¿Por qué incendian las iglesias?

Antonio Capdevila, médico, botánico y matemático del siglo XVIII, fue un ilustrado valenciano del círculo de Gregorio Mayans, que durante décadas ejerció como corresponsal en España del gran médico y erudito suizo-alemán Albrecht von Haller. En una de las cartas que Capdevila intercambió con Haller, nuestro científico se lamentaba de que la Inquisición hubiese censurado la publicación de un tratadito suyo sobre los beneficios de la inoculación contra la viruela. En su epístola a Haller decía: “Esta Disertación se había de imprimir en la ciudad de Murcia. Pero un fraile muy ignorante, cargado de títulos, que era el aprobante dijo: que se había de mandar borrar Cl Albertus Hallerus Europae Medicorum facere princeps, amicus noster in perpetuum calendus. El juez eclesiástico, también muy ignorante y bárbaro dijo: que obra escrita por autor español que entendiese el griego, inglés, francés, e italiano, de ninguna manera se podía dejar imprimir, y no quiso devolverme el original. Usted se reirá de este pasaje. El estar los españoles menos ignorantes, sojuzgados de gente ignorante y bárbara, es una de las causas del atraso de las buenas letras en esta monarquía.” Me han venido a la memoria estas palabras de Capdevila, escritas hace doscientos años, en pleno Siglo de las Luces, al advertir que, una vez más, significados jerarcas de esa poderosa corporación mundial que es la iglesia católica siguen interviniendo activamente en la política española, irrumpiendo en plena campaña electoral, como antaño cuando la jerarquía eclesiástica era parte sustancial del régimen franquista.

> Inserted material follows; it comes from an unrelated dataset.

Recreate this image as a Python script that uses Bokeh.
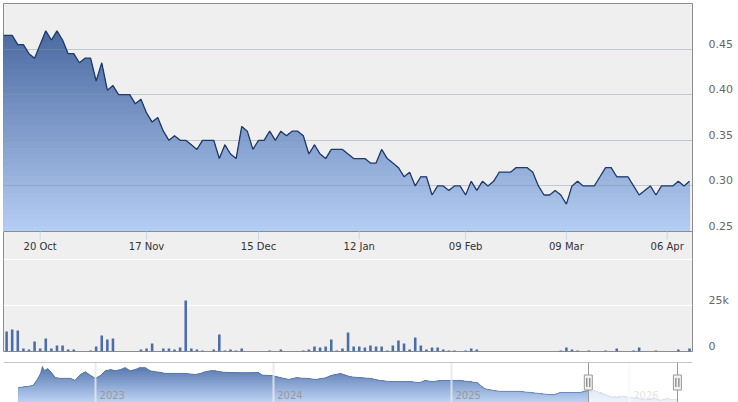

El incendiario discurso contra la modernidad que algunos de estos jerarcas reiteran desde el púlpito es expresión de un anacronismo histórico fosilizado que les lleva incluso a negar los derechos civiles reconocidos en la Constitución. Tan antiguo es su modo de pensar, que en su ideología los ciudadanos son tenidos por “siervos del señor”, y digo “señor” tanto en el sentido del régimen señorial, como en su acepción religiosa. No puede entenderse de otro modo la soflama antisistema llamando a desobedecer la constitución española que en su título I sobre derechos y deberes fundamentales, niega cualquier discriminación por razón de nacimiento, raza, sexo, religión, opinión o cualquier otra condición o circunstancia personal o social. ¿Cómo calificar que desde el púlpito se aliente la desobediencia contra la legalidad democrática? ¿Qué futuro nos ofrece ese desprecio misógino a la dignidad de las mujeres, tan arraigado en la curia paulista? ¿O la obsesiva negación agustiniana de la sexualidad y los placeres?

Irrumpir desde el púlpito con un discurso pre-moderno y anti-ilustrado, patriarcal y antidemocrático hace un flaco favor a tan poderosa institución y resulta especialmente humillante para la comunidad de cristianos que vive en este mundo y actúa de acuerdo con unos valores bien distintos. Sólo falta que la curia arremeta de nuevo contra el darwinismo y la ciencia atea, para completar el esperpento retrógrado.

Los que utilizan a dios y la justicia divina como instrumento de dominio y subordinación deberían recordar el “no tomarás el nombre de dios en vano” y entender la separación irreversible entre dios y patria. No sé si un día tendrán que dar cuenta ante la justicia divina, pero con toda seguridad tendrán que darla ante la justicia humana. Quienes se obstinan en negar el sencillo precepto del “vive y deja vivir” hay que recordarles que aquí abajo, en esta tierra de dolores y placeres los imperfectos humanos seguimos a Montesquieu y nos regimos por leyes humanas que nos defienden y nos comprometen a todos. También a los jerarcas de la curia. Y cuando las leyes se vulneran no basta con la confesión, la disculpa o el arrepentimiento, sino que la justicia dicta sentencia. Hay que tener cuidado con los límites y las consecuencias de situarse fuera de la leyes humanas. Así de ingratos con dios somos los humanos, monseñor.